**PROBLEM DETAILS**
Pictures in the data below are not part of the copy; transcribe everything else exactly.
===== GIVEN MATERIAL
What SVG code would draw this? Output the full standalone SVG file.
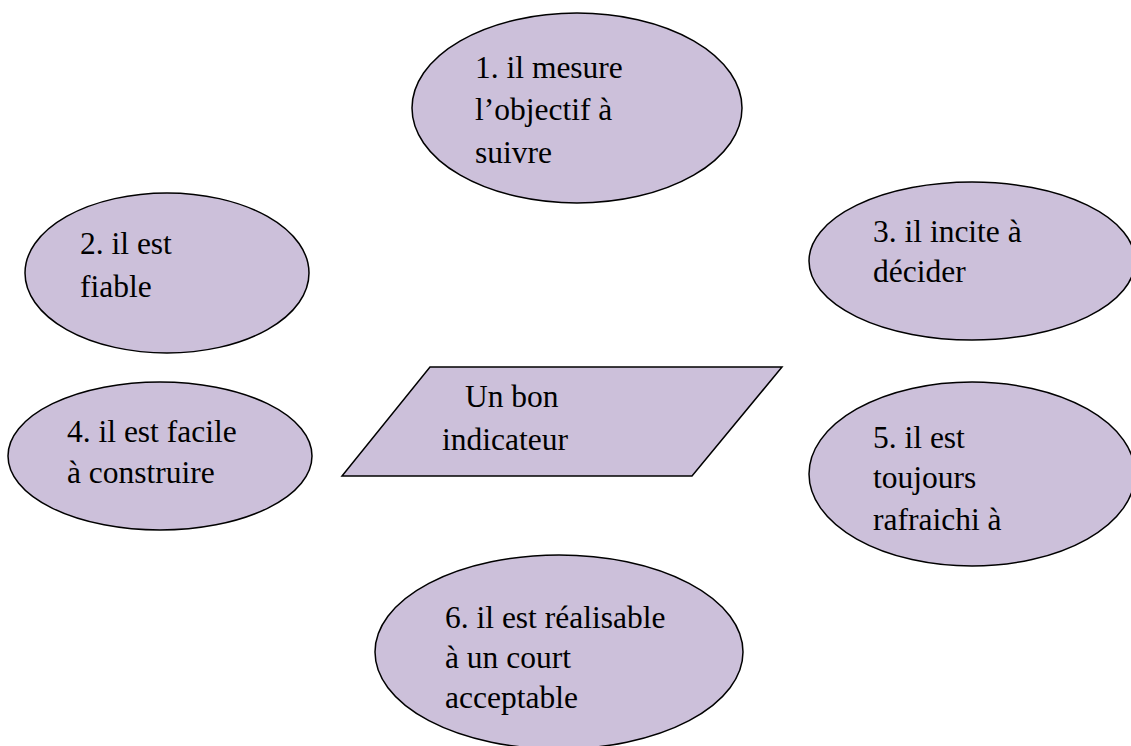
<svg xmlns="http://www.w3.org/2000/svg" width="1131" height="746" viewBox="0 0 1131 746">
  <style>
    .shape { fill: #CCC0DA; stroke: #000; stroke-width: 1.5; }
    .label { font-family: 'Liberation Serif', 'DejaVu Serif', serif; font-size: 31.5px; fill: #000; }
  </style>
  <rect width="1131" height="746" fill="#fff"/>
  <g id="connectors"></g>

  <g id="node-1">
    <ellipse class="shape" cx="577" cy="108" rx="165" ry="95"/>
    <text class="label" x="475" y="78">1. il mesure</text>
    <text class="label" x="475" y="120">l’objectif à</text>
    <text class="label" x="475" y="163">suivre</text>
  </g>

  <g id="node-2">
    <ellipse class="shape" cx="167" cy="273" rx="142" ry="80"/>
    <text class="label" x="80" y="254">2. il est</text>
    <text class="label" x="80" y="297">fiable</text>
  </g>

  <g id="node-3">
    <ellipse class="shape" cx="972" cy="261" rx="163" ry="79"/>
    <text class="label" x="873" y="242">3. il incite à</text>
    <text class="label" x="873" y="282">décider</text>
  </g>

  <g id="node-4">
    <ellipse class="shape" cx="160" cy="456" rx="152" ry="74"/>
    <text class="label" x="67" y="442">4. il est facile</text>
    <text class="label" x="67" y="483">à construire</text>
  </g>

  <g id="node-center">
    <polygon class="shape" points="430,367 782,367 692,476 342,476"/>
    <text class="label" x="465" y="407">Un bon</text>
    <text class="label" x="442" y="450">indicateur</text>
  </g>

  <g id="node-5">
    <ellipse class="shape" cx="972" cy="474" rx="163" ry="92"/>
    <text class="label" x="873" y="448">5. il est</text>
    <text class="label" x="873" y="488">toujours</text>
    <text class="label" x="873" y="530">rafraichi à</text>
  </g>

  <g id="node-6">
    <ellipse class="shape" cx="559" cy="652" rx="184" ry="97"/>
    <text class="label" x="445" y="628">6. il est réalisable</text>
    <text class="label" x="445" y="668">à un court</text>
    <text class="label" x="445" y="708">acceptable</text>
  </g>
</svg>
==========
**SOLUTION TO THIS EXERCISE**
What SVG code would draw this? Output the full standalone SVG file.
<svg xmlns="http://www.w3.org/2000/svg" width="1131" height="746" viewBox="0 0 1131 746">
  <style>
    .shape { fill: #CCC0DA; stroke: #000; stroke-width: 1.5; }
    .label { font-family: 'Liberation Serif', 'DejaVu Serif', serif; font-size: 31.5px; fill: #000; }
  </style>
  <rect width="1131" height="746" fill="#fff"/>
  <g id="connectors"></g>

  <g id="node-1">
    <ellipse class="shape" cx="577" cy="108" rx="165" ry="95"/>
    <text class="label" x="475" y="78">1. il mesure</text>
    <text class="label" x="475" y="120">l’objectif à</text>
    <text class="label" x="475" y="163">suivre</text>
  </g>

  <g id="node-2">
    <ellipse class="shape" cx="167" cy="273" rx="142" ry="80"/>
    <text class="label" x="80" y="254">2. il est</text>
    <text class="label" x="80" y="297">fiable</text>
  </g>

  <g id="node-3">
    <ellipse class="shape" cx="972" cy="261" rx="163" ry="79"/>
    <text class="label" x="873" y="242">3. il incite à</text>
    <text class="label" x="873" y="282">décider</text>
  </g>

  <g id="node-4">
    <ellipse class="shape" cx="160" cy="456" rx="152" ry="74"/>
    <text class="label" x="67" y="442">4. il est facile</text>
    <text class="label" x="67" y="483">à construire</text>
  </g>

  <g id="node-center">
    <polygon class="shape" points="430,367 782,367 692,476 342,476"/>
    <text class="label" x="465" y="407">Un bon</text>
    <text class="label" x="442" y="450">indicateur</text>
  </g>

  <g id="node-5">
    <ellipse class="shape" cx="972" cy="474" rx="163" ry="92"/>
    <text class="label" x="873" y="448">5. il est</text>
    <text class="label" x="873" y="488">toujours</text>
    <text class="label" x="873" y="530">rafraichi à</text>
  </g>

  <g id="node-6">
    <ellipse class="shape" cx="559" cy="652" rx="184" ry="97"/>
    <text class="label" x="445" y="628">6. il est réalisable</text>
    <text class="label" x="445" y="668">à un court</text>
    <text class="label" x="445" y="708">acceptable</text>
  </g>
</svg>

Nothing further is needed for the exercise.